>> Begin SUPPLIED MATERIAL
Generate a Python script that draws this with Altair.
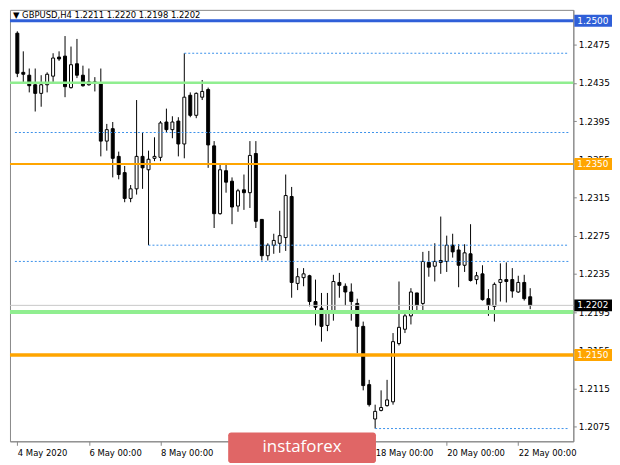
import altair as alt
import pandas as pd

# ---- candle data (GBPUSD H4, 4 May 2020 00:00 .. 22 May 2020 08:00) ----
opens = [1.2487, 1.2446, 1.2443, 1.2433, 1.2424, 1.2433, 1.2442, 1.2462, 1.2463, 1.2430,
         1.2455, 1.2443, 1.2433, 1.2436, 1.2435, 1.2374, 1.2387, 1.2358, 1.2341, 1.2314,
         1.2324, 1.2358, 1.2344, 1.2356, 1.2357, 1.2394, 1.2386, 1.2395, 1.2371, 1.2422,
         1.2401, 1.2420, 1.2428, 1.2369, 1.2298, 1.2343, 1.2332, 1.2306, 1.2323, 1.2320,
         1.2361, 1.2292, 1.2254, 1.2265, 1.2267, 1.2273, 1.2316, 1.2225, 1.2231, 1.2233,
         1.2206, 1.2199, 1.2181, 1.2195, 1.2226, 1.2222, 1.2216, 1.2204, 1.2180, 1.2119,
         1.2083, 1.2092, 1.2097, 1.2101, 1.2162, 1.2177, 1.2191, 1.2215, 1.2204, 1.2247,
         1.2243, 1.2249, 1.2248, 1.2265, 1.2260, 1.2244, 1.2256, 1.2229, 1.2235, 1.2209,
         1.2201, 1.2226, 1.2229, 1.2229, 1.2216, 1.2226, 1.2211]
highs = [1.2489, 1.2468, 1.2450, 1.2450, 1.2443, 1.2446, 1.2466, 1.2468, 1.2484, 1.2473,
         1.2481, 1.2453, 1.2450, 1.2441, 1.2450, 1.2392, 1.2394, 1.2363, 1.2348, 1.2328,
         1.2417, 1.2383, 1.2364, 1.2378, 1.2395, 1.2408, 1.2400, 1.2399, 1.2466, 1.2425,
         1.2425, 1.2438, 1.2430, 1.2374, 1.2349, 1.2349, 1.2336, 1.2324, 1.2339, 1.2374,
         1.2374, 1.2292, 1.2267, 1.2277, 1.2301, 1.2339, 1.2326, 1.2241, 1.2241, 1.2234,
         1.2229, 1.2215, 1.2215, 1.2234, 1.2236, 1.2225, 1.2225, 1.2209, 1.2185, 1.2124,
         1.2098, 1.2113, 1.2124, 1.2173, 1.2227, 1.2196, 1.2220, 1.2215, 1.2258, 1.2259,
         1.2267, 1.2295, 1.2275, 1.2277, 1.2266, 1.2266, 1.2287, 1.2237, 1.2244, 1.2219,
         1.2226, 1.2246, 1.2247, 1.2241, 1.2233, 1.2234, 1.2220]
lows = [1.2441, 1.2435, 1.2425, 1.2405, 1.2410, 1.2425, 1.2436, 1.2458, 1.2420, 1.2429,
        1.2440, 1.2431, 1.2432, 1.2426, 1.2358, 1.2364, 1.2336, 1.2334, 1.2310, 1.2310,
        1.2318, 1.2324, 1.2265, 1.2353, 1.2353, 1.2383, 1.2377, 1.2358, 1.2356, 1.2399,
        1.2398, 1.2417, 1.2346, 1.2283, 1.2297, 1.2320, 1.2287, 1.2300, 1.2302, 1.2304,
        1.2283, 1.2249, 1.2249, 1.2256, 1.2257, 1.2259, 1.2210, 1.2218, 1.2222, 1.2201,
        1.2181, 1.2164, 1.2175, 1.2186, 1.2210, 1.2202, 1.2186, 1.2152, 1.2113, 1.2096,
        1.2073, 1.2091, 1.2096, 1.2098, 1.2160, 1.2173, 1.2182, 1.2195, 1.2193, 1.2232,
        1.2227, 1.2235, 1.2237, 1.2252, 1.2221, 1.2237, 1.2227, 1.2224, 1.2207, 1.2191,
        1.2185, 1.2206, 1.2205, 1.2210, 1.2215, 1.2207, 1.2198]
closes = [1.2445, 1.2444, 1.2432, 1.2424, 1.2433, 1.2444, 1.2461, 1.2460, 1.2431, 1.2454,
          1.2443, 1.2432, 1.2436, 1.2435, 1.2374, 1.2386, 1.2356, 1.2339, 1.2314, 1.2324,
          1.2358, 1.2346, 1.2355, 1.2358, 1.2393, 1.2386, 1.2394, 1.2371, 1.2420, 1.2401,
          1.2424, 1.2426, 1.2370, 1.2298, 1.2344, 1.2331, 1.2305, 1.2322, 1.2320, 1.2359,
          1.2290, 1.2254, 1.2265, 1.2270, 1.2275, 1.2317, 1.2226, 1.2232, 1.2235, 1.2206,
          1.2200, 1.2180, 1.2195, 1.2227, 1.2223, 1.2216, 1.2206, 1.2180, 1.2118, 1.2098,
          1.2091, 1.2095, 1.2103, 1.2164, 1.2179, 1.2191, 1.2216, 1.2202, 1.2248, 1.2242,
          1.2248, 1.2247, 1.2265, 1.2258, 1.2244, 1.2257, 1.2228, 1.2233, 1.2208, 1.2202,
          1.2224, 1.2229, 1.2227, 1.2217, 1.2226, 1.2209, 1.2202]

# ---- axis texts ----
tick_bars = [0, 12, 24, 36, 48, 60, 72, 84]
tick_labels = ["4 May 2020", "6 May 00:00", "8 May 00:00", "12 May 00:00",
               "14 May 00:00", "18 May 00:00", "20 May 00:00", "22 May 00:00"]
price_ticks = [1.2075, 1.2115, 1.2155, 1.2195, 1.2235, 1.2275, 1.2315,
               1.2355, 1.2395, 1.2435, 1.2475]

# ---- horizontal levels ----
solid_levels = [1.2500, 1.2435, 1.2350, 1.2195, 1.2150, 1.2202]
solid_colors = ["#2f5fd8", "#90ee90", "#ffa500", "#90ee90", "#ffa500", "#c8c8c8"]
solid_widths = [3, 2.5, 2, 4, 3.5, 1]

dashed_levels = [1.2466, 1.2383, 1.2265, 1.2248, 1.2073]
dashed_from_bar = [28, -0.4, 22, -0.4, 60]

tag_prices = [1.2500, 1.2350, 1.2202, 1.2150]
tag_colors = ["#2f5fd8", "#ffa500", "#000000", "#ffa500"]

W, H = 568, 435
X_DOM = [-0.4, 92.4]
Y_DOM = [1.205965, 1.251142]
FONT = "DejaVu Sans"

df = pd.DataFrame({"bar": list(range(len(opens))), "open": opens, "high": highs,
                   "low": lows, "close": closes})
df["lo"] = df[["open", "close"]].min(axis=1)
df["hi"] = df[["open", "close"]].max(axis=1)

xs = alt.Scale(domain=X_DOM, nice=False, zero=False)
ys = alt.Scale(domain=Y_DOM, nice=False, zero=False)

label_expr = "[" + ",".join("'%s'" % t for t in tick_labels) + "][round(datum.value/12)]"
x_axis = alt.Axis(values=tick_bars, labelExpr=label_expr, labelAlign="left",
                  labelPadding=3, tickSize=4, domainColor="#888888", tickColor="#888888",
                  labelColor="#000000", labelFont=FONT, labelFontSize=8.5, grid=False,
                  title=None, labelFlush=False, labelOverlap=False)
y_axis = alt.Axis(orient="right", values=price_ticks, format=".4f", tickSize=3,
                  labelPadding=2, labelFont=FONT, labelFontSize=9, labelColor="#000000",
                  domainColor="#888888", tickColor="#888888", grid=False, title=None,
                  labelOverlap=False, labelFlush=False)


def X(field):
    return alt.X(field, scale=xs, axis=x_axis)


def Y(field):
    return alt.Y(field, scale=ys, axis=y_axis)


wicks = alt.Chart(df).mark_rule(color="#000000", strokeWidth=1).encode(
    x=X("bar:Q"), y=Y("low:Q"), y2="high:Q",
)
bodies = alt.Chart(df).mark_bar(size=3, stroke="#000000", strokeWidth=1).encode(
    x=X("bar:Q"), y=Y("lo:Q"), y2="hi:Q",
    fill=alt.condition("datum.close >= datum.open", alt.value("#ffffff"), alt.value("#000000")),
)

lv = pd.DataFrame({"p": solid_levels, "c": solid_colors, "w": solid_widths})
levels = alt.Chart(lv).mark_rule().encode(
    y=Y("p:Q"),
    color=alt.Color("c:N", scale=None),
    strokeWidth=alt.StrokeWidth("w:Q", scale=None),
)

dv = pd.DataFrame({"p": dashed_levels, "x0": dashed_from_bar, "x1": [X_DOM[1]] * len(dashed_levels)})
dashed = alt.Chart(dv).mark_rule(color="#3a90ea", strokeWidth=1, strokeDash=[2, 2]).encode(
    x=X("x0:Q"), x2="x1:Q", y=Y("p:Q"),
)

tv = pd.DataFrame({"p": tag_prices, "c": tag_colors, "t": ["%.4f" % v for v in tag_prices]})
tag_box = alt.Chart(tv).mark_rect(yOffset=-6, y2Offset=6).encode(
    x=alt.value(W + 1), x2=alt.value(W + 39),
    y=Y("p:Q"), y2="p:Q",
    color=alt.Color("c:N", scale=None),
)
tag_text = alt.Chart(tv).mark_text(align="left", baseline="middle", font=FONT,
                                   fontSize=9, color="#ffffff").encode(
    x=alt.value(W + 4), y=Y("p:Q"), text="t:N",
)

title_str = "\u25BC  GBPUSD,H4  %.4f %.4f %.4f %.4f" % (opens[-1], highs[-1], lows[-1], closes[-1])
title = alt.Chart(pd.DataFrame({"t": [title_str]})).mark_text(
    align="left", baseline="top", font=FONT, fontSize=8.5, color="#000000").encode(
    x=alt.value(3), y=alt.value(1), text="t:N")

wm_box = alt.Chart(pd.DataFrame({"t": ["instaforex"]})).mark_rect(
    color="#e06666", cornerRadius=3).encode(
    x=alt.value(220), x2=alt.value(369), y=alt.value(426), y2=alt.value(457))
wm_text = alt.Chart(pd.DataFrame({"t": ["instaforex"]})).mark_text(
    align="center", baseline="middle", font="Open Sans", fontSize=17,
    color="#ffffff").encode(x=alt.value(294.5), y=alt.value(441), text="t:N")

chart = alt.layer(wicks, bodies, levels, dashed, tag_box, tag_text, title, wm_box, wm_text
                  ).properties(width=W, height=H, padding=0, background="#ffffff"
                  ).configure_view(stroke="#888888", strokeWidth=1)

chart.save("out.html", embed_options={"renderer": "svg", "actions": False})
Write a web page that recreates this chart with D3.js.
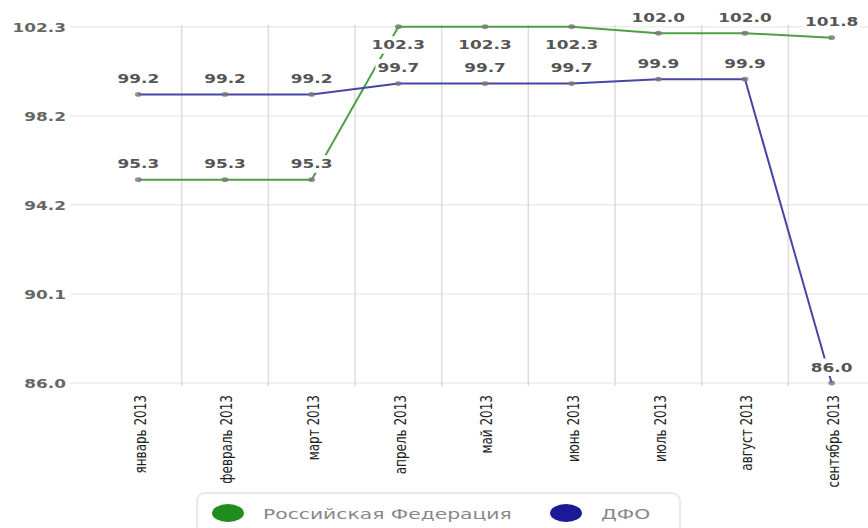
<!DOCTYPE html>
<html>
<head>
<meta charset="utf-8">
<script src="https://cdn.jsdelivr.net/npm/d3@7"></script>
<style>
  html, body { margin: 0; padding: 0; background: #fff; }
  svg { display: block; font-family: "DejaVu Sans", Verdana, sans-serif; }
</style>
</head>
<body>
<svg id="chart" width="868" height="528"></svg>
<script>
const categories = ["январь 2013", "февраль 2013", "март 2013", "апрель 2013", "май 2013",
                    "июнь 2013", "июль 2013", "август 2013", "сентябрь 2013"];
const seriesNames = ["Российская Федерация", "ДФО"];
const rfValues  = [95.3, 95.3, 95.3, 102.3, 102.3, 102.3, 102.0, 102.0, 101.8];
const dfoValues = [99.2, 99.2, 99.2, 99.7, 99.7, 99.7, 99.9, 99.9, 86.0];
const yTickValues = [86.0, 90.075, 94.15, 98.225, 102.3];
const yTickLabels = ["86.0", "90.1", "94.2", "98.2", "102.3"];

const lineColors   = ["#4f9f45", "#4646a6"];
const legendColors = ["#1f8c1f", "#1a1a96"];
const SX = 1.3;      // horizontal stretch of glyphs seen in the reference
const SX_LEG = 1.45; // legend text stretch

const svg = d3.select("#chart");
const plot = { left: 95, right: 875, top: 26.7, bottom: 383 };

const x = d3.scaleBand().domain(categories).range([plot.left, plot.right]);
const y = d3.scaleLinear().domain([86.0, 102.3]).range([plot.bottom, plot.top]);
const cx = c => x(c) + x.bandwidth() / 2;

// horizontal grid
const gGrid = svg.append("g");
gGrid.selectAll("line.h").data(yTickValues).join("line")
  .attr("x1", 70).attr("x2", 868)
  .attr("y1", d => y(d)).attr("y2", d => y(d))
  .attr("stroke", "#ececec").attr("stroke-width", 1.5);
// vertical grid (between categories)
gGrid.selectAll("line.v").data(categories.slice(1)).join("line")
  .attr("x1", d => x(d)).attr("x2", d => x(d))
  .attr("y1", plot.top - 2).attr("y2", plot.bottom + 3)
  .attr("stroke", "#dcdcdc").attr("stroke-width", 1.5);

// y axis labels
const yAxis = d3.axisLeft(y).tickValues(yTickValues).tickSize(0)
  .tickFormat((d, i) => yTickLabels[i]);
const gy = svg.append("g").attr("transform", `translate(${plot.left},0)`).call(yAxis);
gy.select(".domain").remove();
gy.selectAll(".tick text")
  .attr("x", 0).attr("dy", "0.35em")
  .attr("transform", `translate(${66 - plot.left},0) scale(${SX},1)`)
  .attr("text-anchor", "end")
  .style("font-family", "DejaVu Sans")
  .style("font-size", "13px").style("font-weight", "bold").attr("fill", "#666");

// x axis labels
const xAxis = d3.axisBottom(x).tickSize(0);
const gx = svg.append("g").attr("transform", `translate(0,${plot.bottom})`).call(xAxis);
gx.select(".domain").remove();
gx.selectAll(".tick text")
  .attr("x", 0).attr("y", 0).attr("dy", "0.35em")
  .attr("text-anchor", "end")
  .attr("transform", `translate(2,12) scale(${SX},1) rotate(-90)`)
  .style("font-family", "DejaVu Sans")
  .style("font-size", "12px").attr("fill", "#222");

// series
const series = [rfValues, dfoValues];
const line = d3.line().x((d, i) => cx(categories[i])).y(d => y(d));
const gSeries = svg.append("g");
series.forEach((vals, s) => {
  gSeries.append("path").datum(vals)
    .attr("d", line).attr("fill", "none")
    .attr("stroke", lineColors[s]).attr("stroke-width", 2);
});
series.forEach((vals, s) => {
  gSeries.append("g").selectAll("ellipse").data(vals).join("ellipse")
    .attr("cx", (d, i) => cx(categories[i])).attr("cy", d => y(d))
    .attr("rx", 2.6 * SX).attr("ry", 2.4)
    .attr("fill", "#777").attr("opacity", 0.8);
});

// data labels with white background
const gLabels = svg.append("g");
series.forEach((vals, s) => {
  vals.forEach((v, i) => {
    const py = y(v);
    const above = py - 16 - 8 >= 8;
    const ly = above ? py - 16 : py + 18;
    const g = gLabels.append("g").attr("transform", `translate(${cx(categories[i])},${ly})`);
    const rect = g.append("rect").attr("fill", "#fff");
    const t = g.append("text")
      .attr("text-anchor", "middle").attr("dy", "0.35em")
      .attr("transform", `scale(${SX},1)`)
      .style("font-size", "13px").style("font-weight", "bold")
      .attr("fill", "#555").text(v.toFixed(1));
    const b = t.node().getBBox();
    rect.attr("x", b.x * SX - 2).attr("y", b.y - 1)
      .attr("width", b.width * SX + 4).attr("height", b.height + 2);
  });
});

// legend
const gLeg = svg.append("g");
gLeg.append("rect")
  .attr("x", 197).attr("y", 493).attr("width", 483).attr("height", 50)
  .attr("rx", 8).attr("fill", "#fff").attr("stroke", "#e4e4e4").attr("stroke-width", 1.5);
const legX = [228, 566];
seriesNames.forEach((name, s) => {
  gLeg.append("ellipse").attr("cx", legX[s]).attr("cy", 513)
    .attr("rx", 16).attr("ry", 9).attr("fill", legendColors[s]);
  gLeg.append("text")
    .attr("transform", `translate(${legX[s] + 35},514) scale(${SX_LEG},1)`)
    .attr("dy", "0.35em")
    .style("font-size", "14px").attr("fill", "#888").text(name);
});
</script>
</body>
</html>
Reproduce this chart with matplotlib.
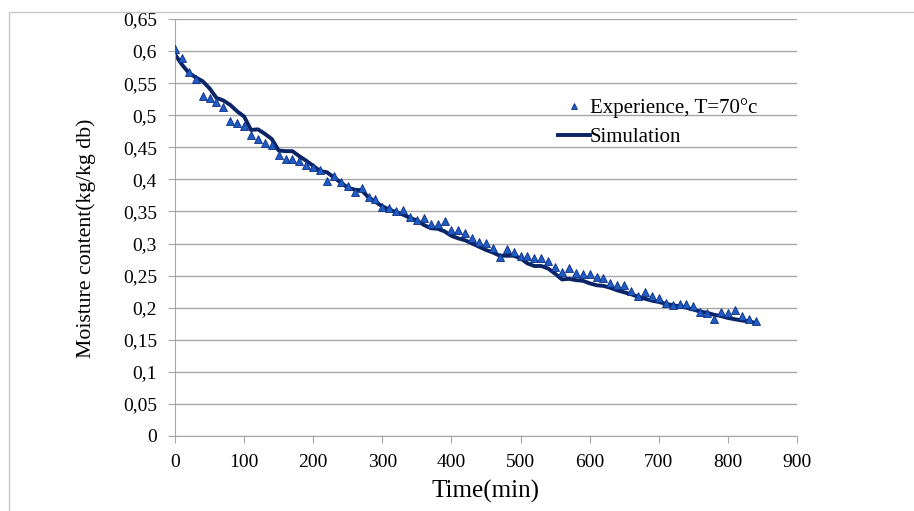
import matplotlib
matplotlib.use("Agg")
import matplotlib.pyplot as plt
from matplotlib.ticker import FuncFormatter, MultipleLocator
from matplotlib.patches import Rectangle

t_exp = list(range(0, 850, 10))
m_exp = [0.604, 0.589, 0.567, 0.557, 0.530, 0.527, 0.521, 0.513, 0.491, 0.488,
         0.483, 0.469, 0.463, 0.457, 0.454, 0.438, 0.431, 0.431, 0.428, 0.422,
         0.420, 0.414, 0.398, 0.405, 0.396, 0.389, 0.381, 0.387, 0.372, 0.370,
         0.357, 0.356, 0.350, 0.352, 0.342, 0.337, 0.340, 0.331, 0.330, 0.335,
         0.321, 0.321, 0.317, 0.308, 0.302, 0.301, 0.293, 0.279, 0.292, 0.287,
         0.281, 0.281, 0.277, 0.277, 0.273, 0.263, 0.255, 0.262, 0.254, 0.253,
         0.253, 0.248, 0.247, 0.239, 0.236, 0.236, 0.226, 0.218, 0.224, 0.218,
         0.215, 0.208, 0.204, 0.206, 0.206, 0.203, 0.193, 0.191, 0.182, 0.193,
         0.192, 0.197, 0.187, 0.182, 0.180]

t_sim = list(range(0, 850, 10))
m_sim = [0.595, 0.579, 0.566, 0.559, 0.553, 0.542, 0.527, 0.523, 0.516, 0.506,
         0.498, 0.477, 0.478, 0.471, 0.463, 0.445, 0.444, 0.444, 0.436, 0.429,
         0.421, 0.413, 0.411, 0.403, 0.395, 0.387, 0.384, 0.383, 0.372, 0.365,
         0.358, 0.353, 0.349, 0.345, 0.340, 0.336, 0.329, 0.324, 0.323, 0.319,
         0.312, 0.308, 0.305, 0.300, 0.295, 0.290, 0.286, 0.281, 0.281, 0.281,
         0.277, 0.269, 0.265, 0.265, 0.261, 0.253, 0.244, 0.245, 0.243, 0.242,
         0.238, 0.235, 0.234, 0.231, 0.227, 0.224, 0.221, 0.217, 0.214, 0.211,
         0.209, 0.206, 0.204, 0.202, 0.200, 0.197, 0.194, 0.192, 0.189, 0.187,
         0.184, 0.182, 0.180, 0.179, 0.176]

plt.rcParams['font.family'] = ['Liberation Serif', 'DejaVu Serif']

fig = plt.figure(figsize=(9.14, 5.11), dpi=100)
fig.patches.append(Rectangle((9/914, -0.1), 1.1, 1 - 12/511 + 0.1, transform=fig.transFigure,
                             fill=False, edgecolor='#c8c8c8', linewidth=1.0))
ax = fig.add_axes([175/914, 1 - 436/511, (797 - 175)/914, (436 - 19)/511])

ax.plot(t_exp, m_exp, linestyle='none', marker='^', markersize=5.5,
        markerfacecolor='#1f5cc6', markeredgecolor='#0d2e80', markeredgewidth=0.6,
        label='Experience, T=70°c', zorder=3)
ax.plot(t_sim, m_sim, color='#0b2466', linewidth=2.8, label='Simulation', zorder=2)

ax.set_xlim(0, 900)
ax.set_ylim(0, 0.65)
ax.xaxis.set_major_locator(MultipleLocator(100))
ax.yaxis.set_major_locator(MultipleLocator(0.05))
ax.yaxis.set_major_formatter(FuncFormatter(lambda v, p: ('%.2f' % v).rstrip('0').rstrip('.').replace('.', ',')))
ax.grid(axis='y', color='#a6a6a6', linewidth=1.0)
ax.set_axisbelow(True)
for s in ['top', 'right']:
    ax.spines[s].set_visible(False)
for s in ['left', 'bottom']:
    ax.spines[s].set_color('#a6a6a6')
ax.tick_params(axis='both', colors='#a6a6a6', labelcolor='black', labelsize=14, length=5,
               direction='out', pad=8)
ax.set_xlabel('Time(min)', fontsize=18)
ax.set_ylabel('Moisture content(kg/kg db)', fontsize=15.7)
ax.xaxis.set_label_coords(0.5, -0.105)
ax.yaxis.set_label_coords(-0.127, 0.474)

leg = ax.legend(loc='upper left', bbox_to_anchor=(0.603, 0.83), frameon=False, fontsize=15,
                handlelength=1.5, handletextpad=0.0, labelspacing=0.45, borderaxespad=0,
                markerscale=0.8)

fig.savefig('out.png', dpi=100)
>> End SUPPLIED MATERIAL
### WHAT NEEDS TO BE DONE
Repeat only the lines from the one with "Reproduce this chart with matplotlib." down to the one with "from matplotlib.patches import Rectangle", word for word and both included, and leave the pictures out.

### ANSWER IN FULL
Reproduce this chart with matplotlib.
import matplotlib
matplotlib.use("Agg")
import matplotlib.pyplot as plt
from matplotlib.ticker import FuncFormatter, MultipleLocator
from matplotlib.patches import Rectangle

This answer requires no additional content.